Work to do
Give back only the lines from the one that contains "Write the React, TypeScript" through the one that contains "1], [2, 1], [0, 2]];", word for word and without images.

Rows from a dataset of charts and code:

=-=-=

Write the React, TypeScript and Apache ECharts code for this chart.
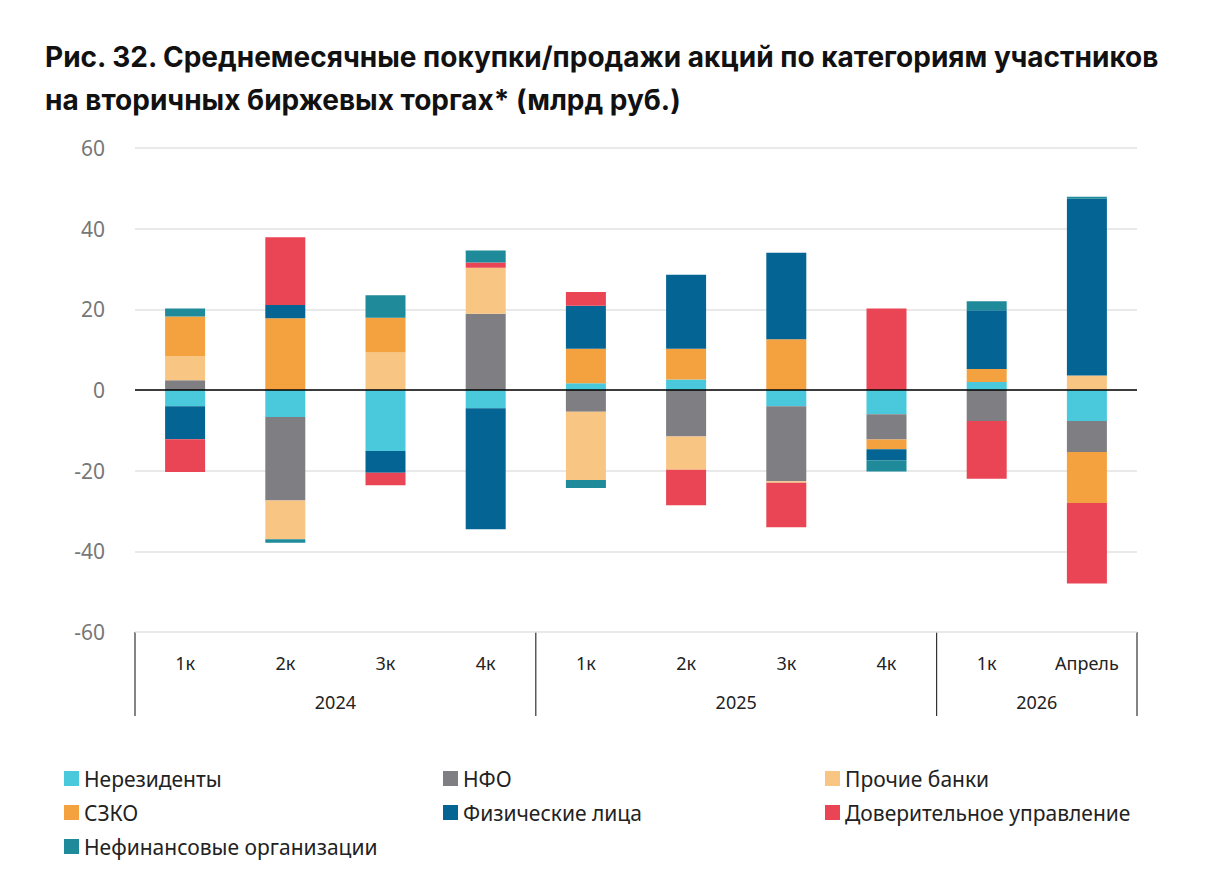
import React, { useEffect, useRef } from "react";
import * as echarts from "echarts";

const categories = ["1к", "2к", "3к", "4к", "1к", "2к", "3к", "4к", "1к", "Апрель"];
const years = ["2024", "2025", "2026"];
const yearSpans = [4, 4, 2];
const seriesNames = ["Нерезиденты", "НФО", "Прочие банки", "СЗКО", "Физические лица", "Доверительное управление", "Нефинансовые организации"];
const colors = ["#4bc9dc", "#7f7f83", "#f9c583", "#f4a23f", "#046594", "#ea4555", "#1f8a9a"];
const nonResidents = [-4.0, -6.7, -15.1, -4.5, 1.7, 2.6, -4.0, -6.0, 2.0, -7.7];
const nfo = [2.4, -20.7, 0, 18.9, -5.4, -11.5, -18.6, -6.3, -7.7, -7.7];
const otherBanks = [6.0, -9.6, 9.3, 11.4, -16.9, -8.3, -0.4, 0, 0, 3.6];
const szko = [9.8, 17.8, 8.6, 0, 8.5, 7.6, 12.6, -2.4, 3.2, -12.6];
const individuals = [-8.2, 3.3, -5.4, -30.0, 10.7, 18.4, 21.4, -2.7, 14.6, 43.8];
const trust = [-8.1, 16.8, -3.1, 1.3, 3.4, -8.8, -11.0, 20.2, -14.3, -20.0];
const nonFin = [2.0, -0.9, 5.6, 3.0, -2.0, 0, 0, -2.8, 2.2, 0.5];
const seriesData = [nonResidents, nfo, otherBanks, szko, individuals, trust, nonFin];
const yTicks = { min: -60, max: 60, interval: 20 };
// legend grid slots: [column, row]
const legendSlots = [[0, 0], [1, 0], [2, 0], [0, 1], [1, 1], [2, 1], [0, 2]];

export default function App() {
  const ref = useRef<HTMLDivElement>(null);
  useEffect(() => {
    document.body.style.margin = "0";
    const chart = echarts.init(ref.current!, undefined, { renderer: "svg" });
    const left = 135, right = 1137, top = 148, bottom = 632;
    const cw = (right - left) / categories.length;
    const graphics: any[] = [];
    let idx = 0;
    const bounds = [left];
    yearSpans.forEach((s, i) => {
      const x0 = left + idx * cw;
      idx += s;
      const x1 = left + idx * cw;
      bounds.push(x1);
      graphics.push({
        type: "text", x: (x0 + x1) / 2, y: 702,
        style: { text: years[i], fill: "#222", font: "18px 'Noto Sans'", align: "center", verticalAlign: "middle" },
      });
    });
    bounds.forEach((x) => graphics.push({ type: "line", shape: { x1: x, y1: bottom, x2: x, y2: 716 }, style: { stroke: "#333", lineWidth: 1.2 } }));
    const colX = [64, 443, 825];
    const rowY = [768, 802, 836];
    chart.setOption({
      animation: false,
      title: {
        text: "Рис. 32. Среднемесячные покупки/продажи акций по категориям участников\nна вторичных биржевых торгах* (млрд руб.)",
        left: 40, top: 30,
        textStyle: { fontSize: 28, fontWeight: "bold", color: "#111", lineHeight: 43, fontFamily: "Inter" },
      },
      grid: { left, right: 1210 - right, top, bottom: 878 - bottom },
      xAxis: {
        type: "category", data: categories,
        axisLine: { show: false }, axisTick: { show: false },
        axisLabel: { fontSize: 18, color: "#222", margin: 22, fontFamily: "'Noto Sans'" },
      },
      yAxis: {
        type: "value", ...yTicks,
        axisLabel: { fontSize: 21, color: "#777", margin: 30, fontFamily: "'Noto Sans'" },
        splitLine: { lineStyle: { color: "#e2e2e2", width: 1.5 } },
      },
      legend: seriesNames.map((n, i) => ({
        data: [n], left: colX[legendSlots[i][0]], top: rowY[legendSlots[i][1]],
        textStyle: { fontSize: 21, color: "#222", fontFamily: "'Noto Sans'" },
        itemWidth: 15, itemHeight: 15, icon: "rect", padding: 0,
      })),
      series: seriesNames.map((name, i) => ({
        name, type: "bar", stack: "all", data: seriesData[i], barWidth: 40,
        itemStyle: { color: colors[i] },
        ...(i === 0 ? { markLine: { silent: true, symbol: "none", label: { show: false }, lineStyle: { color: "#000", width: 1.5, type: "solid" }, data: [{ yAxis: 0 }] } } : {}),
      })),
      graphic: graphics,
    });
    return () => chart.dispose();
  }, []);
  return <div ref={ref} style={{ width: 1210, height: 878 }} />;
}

=-=-=

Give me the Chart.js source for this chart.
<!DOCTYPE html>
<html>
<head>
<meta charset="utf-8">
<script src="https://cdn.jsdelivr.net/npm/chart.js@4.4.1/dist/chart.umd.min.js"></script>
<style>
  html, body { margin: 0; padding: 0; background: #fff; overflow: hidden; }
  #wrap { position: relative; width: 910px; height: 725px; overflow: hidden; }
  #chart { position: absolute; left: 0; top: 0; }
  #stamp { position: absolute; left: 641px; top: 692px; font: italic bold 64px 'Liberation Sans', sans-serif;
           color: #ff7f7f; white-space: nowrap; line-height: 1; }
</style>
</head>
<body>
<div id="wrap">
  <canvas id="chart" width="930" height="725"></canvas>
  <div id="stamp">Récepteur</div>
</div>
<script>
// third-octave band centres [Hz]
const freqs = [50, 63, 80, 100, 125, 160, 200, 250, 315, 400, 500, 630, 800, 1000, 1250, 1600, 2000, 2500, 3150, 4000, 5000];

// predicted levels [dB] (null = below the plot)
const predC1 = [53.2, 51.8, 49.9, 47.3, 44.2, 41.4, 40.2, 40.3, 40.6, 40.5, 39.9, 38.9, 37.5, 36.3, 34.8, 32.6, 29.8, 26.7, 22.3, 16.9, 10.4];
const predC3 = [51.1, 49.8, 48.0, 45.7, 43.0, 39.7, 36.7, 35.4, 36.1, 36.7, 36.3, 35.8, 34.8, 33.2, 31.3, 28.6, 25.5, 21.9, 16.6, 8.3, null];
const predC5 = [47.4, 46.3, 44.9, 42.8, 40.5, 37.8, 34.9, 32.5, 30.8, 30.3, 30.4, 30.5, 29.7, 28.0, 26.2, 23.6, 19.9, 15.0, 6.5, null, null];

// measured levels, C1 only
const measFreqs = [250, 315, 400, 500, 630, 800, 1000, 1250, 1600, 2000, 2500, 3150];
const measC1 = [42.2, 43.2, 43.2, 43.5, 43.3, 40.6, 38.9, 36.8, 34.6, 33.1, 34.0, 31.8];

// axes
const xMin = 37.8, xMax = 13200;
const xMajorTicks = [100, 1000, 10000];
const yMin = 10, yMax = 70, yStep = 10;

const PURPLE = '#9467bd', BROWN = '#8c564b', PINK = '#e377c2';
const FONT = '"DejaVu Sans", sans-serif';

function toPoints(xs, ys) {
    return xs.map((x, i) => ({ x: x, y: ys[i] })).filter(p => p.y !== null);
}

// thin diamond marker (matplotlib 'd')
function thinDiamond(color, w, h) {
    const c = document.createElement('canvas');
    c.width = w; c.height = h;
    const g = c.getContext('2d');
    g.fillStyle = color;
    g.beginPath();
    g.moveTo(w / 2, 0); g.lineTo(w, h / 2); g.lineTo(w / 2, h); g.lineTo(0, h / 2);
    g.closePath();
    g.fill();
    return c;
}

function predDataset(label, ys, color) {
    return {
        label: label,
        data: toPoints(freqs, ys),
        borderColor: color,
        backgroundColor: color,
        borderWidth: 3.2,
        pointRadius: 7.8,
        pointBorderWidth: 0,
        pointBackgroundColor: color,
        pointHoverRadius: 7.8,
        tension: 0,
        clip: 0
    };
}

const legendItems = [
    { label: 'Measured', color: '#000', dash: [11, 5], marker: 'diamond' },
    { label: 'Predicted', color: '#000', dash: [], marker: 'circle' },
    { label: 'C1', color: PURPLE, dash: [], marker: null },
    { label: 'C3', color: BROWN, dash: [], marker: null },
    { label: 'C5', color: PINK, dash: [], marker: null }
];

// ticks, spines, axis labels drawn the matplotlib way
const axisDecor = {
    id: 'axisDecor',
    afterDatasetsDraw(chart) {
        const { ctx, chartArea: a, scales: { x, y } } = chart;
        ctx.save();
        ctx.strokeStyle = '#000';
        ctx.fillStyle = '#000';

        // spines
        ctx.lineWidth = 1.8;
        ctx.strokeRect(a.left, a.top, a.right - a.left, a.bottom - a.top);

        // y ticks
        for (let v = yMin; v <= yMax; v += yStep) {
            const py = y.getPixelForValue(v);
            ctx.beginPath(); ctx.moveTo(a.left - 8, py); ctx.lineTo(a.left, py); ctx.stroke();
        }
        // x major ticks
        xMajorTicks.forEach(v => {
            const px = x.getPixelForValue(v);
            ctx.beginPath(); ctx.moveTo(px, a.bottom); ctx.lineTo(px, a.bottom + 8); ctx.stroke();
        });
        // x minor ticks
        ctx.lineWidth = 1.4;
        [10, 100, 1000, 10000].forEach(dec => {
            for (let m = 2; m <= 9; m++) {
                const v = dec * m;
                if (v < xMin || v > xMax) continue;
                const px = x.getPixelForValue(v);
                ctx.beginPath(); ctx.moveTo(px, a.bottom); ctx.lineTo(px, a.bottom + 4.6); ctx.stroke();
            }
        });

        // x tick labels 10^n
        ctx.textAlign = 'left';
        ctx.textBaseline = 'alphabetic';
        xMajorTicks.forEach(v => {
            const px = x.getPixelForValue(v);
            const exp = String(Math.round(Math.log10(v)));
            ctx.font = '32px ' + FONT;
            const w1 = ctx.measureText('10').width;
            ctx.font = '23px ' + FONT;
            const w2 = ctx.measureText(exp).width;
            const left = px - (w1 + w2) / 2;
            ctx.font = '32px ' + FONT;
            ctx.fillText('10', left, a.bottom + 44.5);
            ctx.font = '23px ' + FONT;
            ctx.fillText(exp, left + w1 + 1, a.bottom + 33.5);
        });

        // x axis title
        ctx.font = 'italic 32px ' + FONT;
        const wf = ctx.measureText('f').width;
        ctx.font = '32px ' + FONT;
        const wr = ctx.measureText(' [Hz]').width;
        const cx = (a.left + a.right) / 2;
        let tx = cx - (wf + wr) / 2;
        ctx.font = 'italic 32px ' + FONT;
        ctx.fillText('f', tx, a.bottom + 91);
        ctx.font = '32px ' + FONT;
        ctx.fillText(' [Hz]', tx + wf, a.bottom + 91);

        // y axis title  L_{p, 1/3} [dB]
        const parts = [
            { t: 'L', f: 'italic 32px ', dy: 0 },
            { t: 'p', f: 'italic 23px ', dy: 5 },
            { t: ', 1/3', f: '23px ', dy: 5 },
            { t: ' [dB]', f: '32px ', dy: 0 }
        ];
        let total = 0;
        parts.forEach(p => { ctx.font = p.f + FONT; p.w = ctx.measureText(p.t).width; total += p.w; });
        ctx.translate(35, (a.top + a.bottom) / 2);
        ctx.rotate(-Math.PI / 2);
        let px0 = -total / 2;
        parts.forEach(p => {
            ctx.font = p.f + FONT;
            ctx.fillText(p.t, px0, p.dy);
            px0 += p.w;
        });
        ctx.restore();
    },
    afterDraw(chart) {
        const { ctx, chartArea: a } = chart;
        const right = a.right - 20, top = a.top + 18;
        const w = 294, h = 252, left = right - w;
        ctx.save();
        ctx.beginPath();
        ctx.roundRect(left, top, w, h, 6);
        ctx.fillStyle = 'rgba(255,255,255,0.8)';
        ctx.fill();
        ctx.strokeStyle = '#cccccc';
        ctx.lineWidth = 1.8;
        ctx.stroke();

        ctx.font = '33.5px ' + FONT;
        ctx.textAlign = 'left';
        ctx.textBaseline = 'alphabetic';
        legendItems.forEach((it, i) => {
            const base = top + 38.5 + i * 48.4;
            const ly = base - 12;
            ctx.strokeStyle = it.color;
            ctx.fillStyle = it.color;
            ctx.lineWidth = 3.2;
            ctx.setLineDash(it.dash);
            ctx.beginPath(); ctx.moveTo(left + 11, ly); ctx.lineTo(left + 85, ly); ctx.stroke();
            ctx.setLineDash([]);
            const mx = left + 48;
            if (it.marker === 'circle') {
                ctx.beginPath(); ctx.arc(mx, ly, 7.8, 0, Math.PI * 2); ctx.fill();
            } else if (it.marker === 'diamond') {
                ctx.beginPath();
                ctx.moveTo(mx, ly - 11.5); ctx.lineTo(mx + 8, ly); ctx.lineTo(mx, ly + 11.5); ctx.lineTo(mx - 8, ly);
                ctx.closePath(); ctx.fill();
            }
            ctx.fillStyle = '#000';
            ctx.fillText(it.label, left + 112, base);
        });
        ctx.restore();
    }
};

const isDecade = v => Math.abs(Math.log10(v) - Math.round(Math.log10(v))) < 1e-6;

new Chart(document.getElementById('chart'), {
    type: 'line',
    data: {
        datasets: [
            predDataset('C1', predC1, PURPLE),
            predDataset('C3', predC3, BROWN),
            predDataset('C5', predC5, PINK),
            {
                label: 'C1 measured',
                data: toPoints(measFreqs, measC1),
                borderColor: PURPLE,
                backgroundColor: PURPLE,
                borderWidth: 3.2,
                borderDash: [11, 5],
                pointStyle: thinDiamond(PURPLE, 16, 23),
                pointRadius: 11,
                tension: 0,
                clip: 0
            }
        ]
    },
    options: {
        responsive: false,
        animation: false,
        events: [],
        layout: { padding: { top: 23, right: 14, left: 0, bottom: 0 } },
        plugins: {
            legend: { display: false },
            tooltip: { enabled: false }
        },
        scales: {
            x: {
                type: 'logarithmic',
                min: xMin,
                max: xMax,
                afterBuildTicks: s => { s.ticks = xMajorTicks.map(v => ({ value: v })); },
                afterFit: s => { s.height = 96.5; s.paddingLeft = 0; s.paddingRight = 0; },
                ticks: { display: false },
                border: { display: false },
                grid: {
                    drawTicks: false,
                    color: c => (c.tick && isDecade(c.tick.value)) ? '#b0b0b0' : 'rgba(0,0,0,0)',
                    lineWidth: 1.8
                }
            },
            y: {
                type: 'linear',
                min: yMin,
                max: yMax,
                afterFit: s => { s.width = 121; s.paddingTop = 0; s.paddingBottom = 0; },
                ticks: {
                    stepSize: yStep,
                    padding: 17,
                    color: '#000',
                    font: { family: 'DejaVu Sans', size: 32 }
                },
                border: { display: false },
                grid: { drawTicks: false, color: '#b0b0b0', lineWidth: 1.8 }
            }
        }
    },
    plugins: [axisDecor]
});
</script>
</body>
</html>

=-=-=

Solution for this exercise
Write the React, TypeScript and Apache ECharts code for this chart.
import React, { useEffect, useRef } from "react";
import * as echarts from "echarts";

const categories = ["1к", "2к", "3к", "4к", "1к", "2к", "3к", "4к", "1к", "Апрель"];
const years = ["2024", "2025", "2026"];
const yearSpans = [4, 4, 2];
const seriesNames = ["Нерезиденты", "НФО", "Прочие банки", "СЗКО", "Физические лица", "Доверительное управление", "Нефинансовые организации"];
const colors = ["#4bc9dc", "#7f7f83", "#f9c583", "#f4a23f", "#046594", "#ea4555", "#1f8a9a"];
const nonResidents = [-4.0, -6.7, -15.1, -4.5, 1.7, 2.6, -4.0, -6.0, 2.0, -7.7];
const nfo = [2.4, -20.7, 0, 18.9, -5.4, -11.5, -18.6, -6.3, -7.7, -7.7];
const otherBanks = [6.0, -9.6, 9.3, 11.4, -16.9, -8.3, -0.4, 0, 0, 3.6];
const szko = [9.8, 17.8, 8.6, 0, 8.5, 7.6, 12.6, -2.4, 3.2, -12.6];
const individuals = [-8.2, 3.3, -5.4, -30.0, 10.7, 18.4, 21.4, -2.7, 14.6, 43.8];
const trust = [-8.1, 16.8, -3.1, 1.3, 3.4, -8.8, -11.0, 20.2, -14.3, -20.0];
const nonFin = [2.0, -0.9, 5.6, 3.0, -2.0, 0, 0, -2.8, 2.2, 0.5];
const seriesData = [nonResidents, nfo, otherBanks, szko, individuals, trust, nonFin];
const yTicks = { min: -60, max: 60, interval: 20 };
// legend grid slots: [column, row]
const legendSlots = [[0, 0], [1, 0], [2, 0], [0, 1], [1, 1], [2, 1], [0, 2]];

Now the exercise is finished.